常滑 4
先頃の検査でMRIとエコーを受けた 後日その結果の説明が医師から告げられた 腫瘍は以前より肝臓の中で大きくなっており この時期に処置をしなければならないと。
そして入院を言い渡されたが わたしの
「どうでしょう・・間もなく菅井丸は沈没するでしょうか・・?」
云う質問に 医師は 検査のフイルムをボールペンの先で示しながら
「この辺りの腫瘍が 前回より大きくなってきました ここらで入院して それで前回同様の処置をしなければならないでしょう」
ということで 前回のオペでは鼠蹊部(そけいぶ)から長いカテーテルを指し込み モニターを伺い肝臓の腫瘍に薬物を注入し 腫瘍を抑えるという治療であった。
今回もその治療を受けることとなった。
菅井丸の舳先はマダマダ 崖へ到達するまで 時間があるようで 医師は言葉を次いで
「それは大丈夫です(菅井丸沈没)・・入院して処置をしましょう・・帰りに胸部レントゲンを撮っておいて下さい それと入院の手続きをしておいて下さい」
と云った わたしは指示通りレントゲン室へゆき レントゲンを受け また入院の手続きを終え 病院をあとにした。
12月初頭が入院だが だから菅井丸はまだ些か浸水はしているが 沈没まで時間が残されているのだ これからの貴重なトキを大切にしたいものだと思った。
この先・・・この先のことは予想もつかないが フト想ったコトは わたしはこれまで何をして来たのだろうか・・・?
絵はビジアルに姿を現す 夢中になって追い掛ける 絵がわたしに見せる姿であり わたしの統合体である。 大きな影を見せてくれている その扉を開けるもう一度それを知るのには わたしの足跡を見詰めたいと思った。
入院までとその後なのだ それにはどのようにトキを過ごすかだ・・・これがわたしの最後の最後だろう八十歳になって この愚行をするバカは沢山はおるまい。
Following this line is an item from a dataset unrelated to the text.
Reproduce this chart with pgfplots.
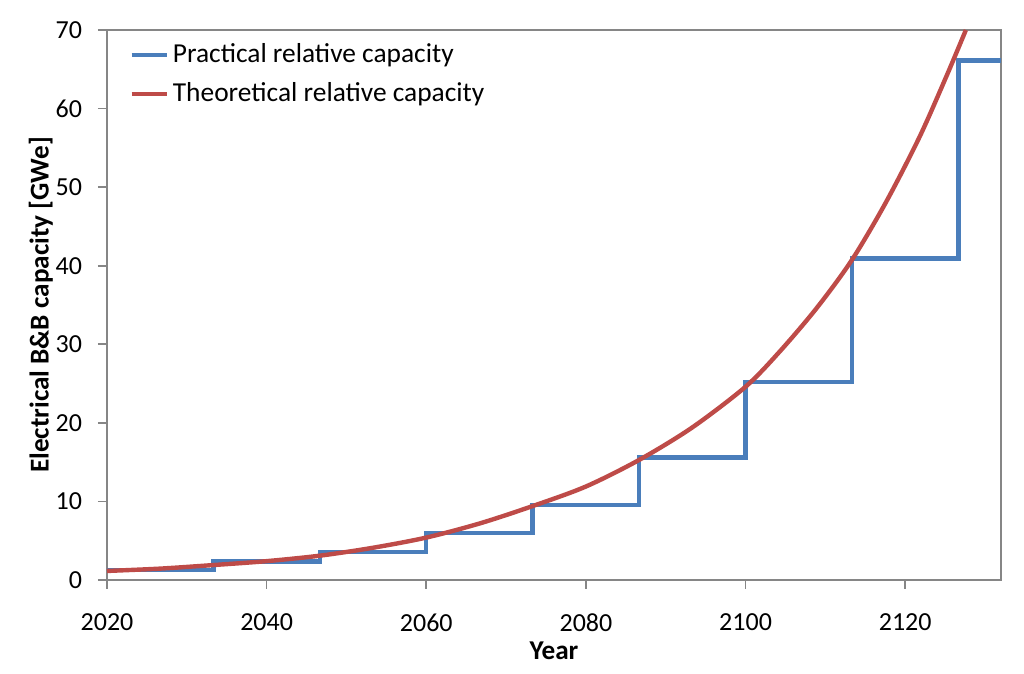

沢山は居ないが・・・バカはいるだろう。
多くの作品は描きっぱなしにして あちこちに仕舞い込んだ絵を 一丈に集めトータルで自分を見つめよう それには・・・躊躇うコトはない。
そこでわたしは秋田氏に電話した 収納庫を作らなければならないと思った 自らが見えないのである それには適当と思える部屋があった 最近使っていない部屋である 階下部屋を改装しようと決断した。
それには前に進むより今日までの足跡をみつめることにした。
秋田氏は現場を見て 数日後わたしに図面を起こして改装のプランニングをして持って来てくれた。
改装のことは大変だったが割愛する 順序よく10日くらいで出来た。
改装は思いの外立派な出来映えで わたしは満足した 同時にこれからする仕事が脳裏に描いた。
整理はまだまだだが 大胆な一枚がなかにあり――海で得たプラスチックの「浮き」なのだが それは「生命の門」のように思える一枚だった。
これから入院という このペシミストの男に嫌な日が始まるが 小さいことは成ゆきに任せ 日捲りを一枚めくる 後はその日その日だ カレンダーに任せ わたしは日を送ろうと 逃れようのないことは成ゆきに任せ 鷹揚に受け止めようと思へた。
太陽が登る大文字の上から
そんな朝を病院の7階で迎えよう。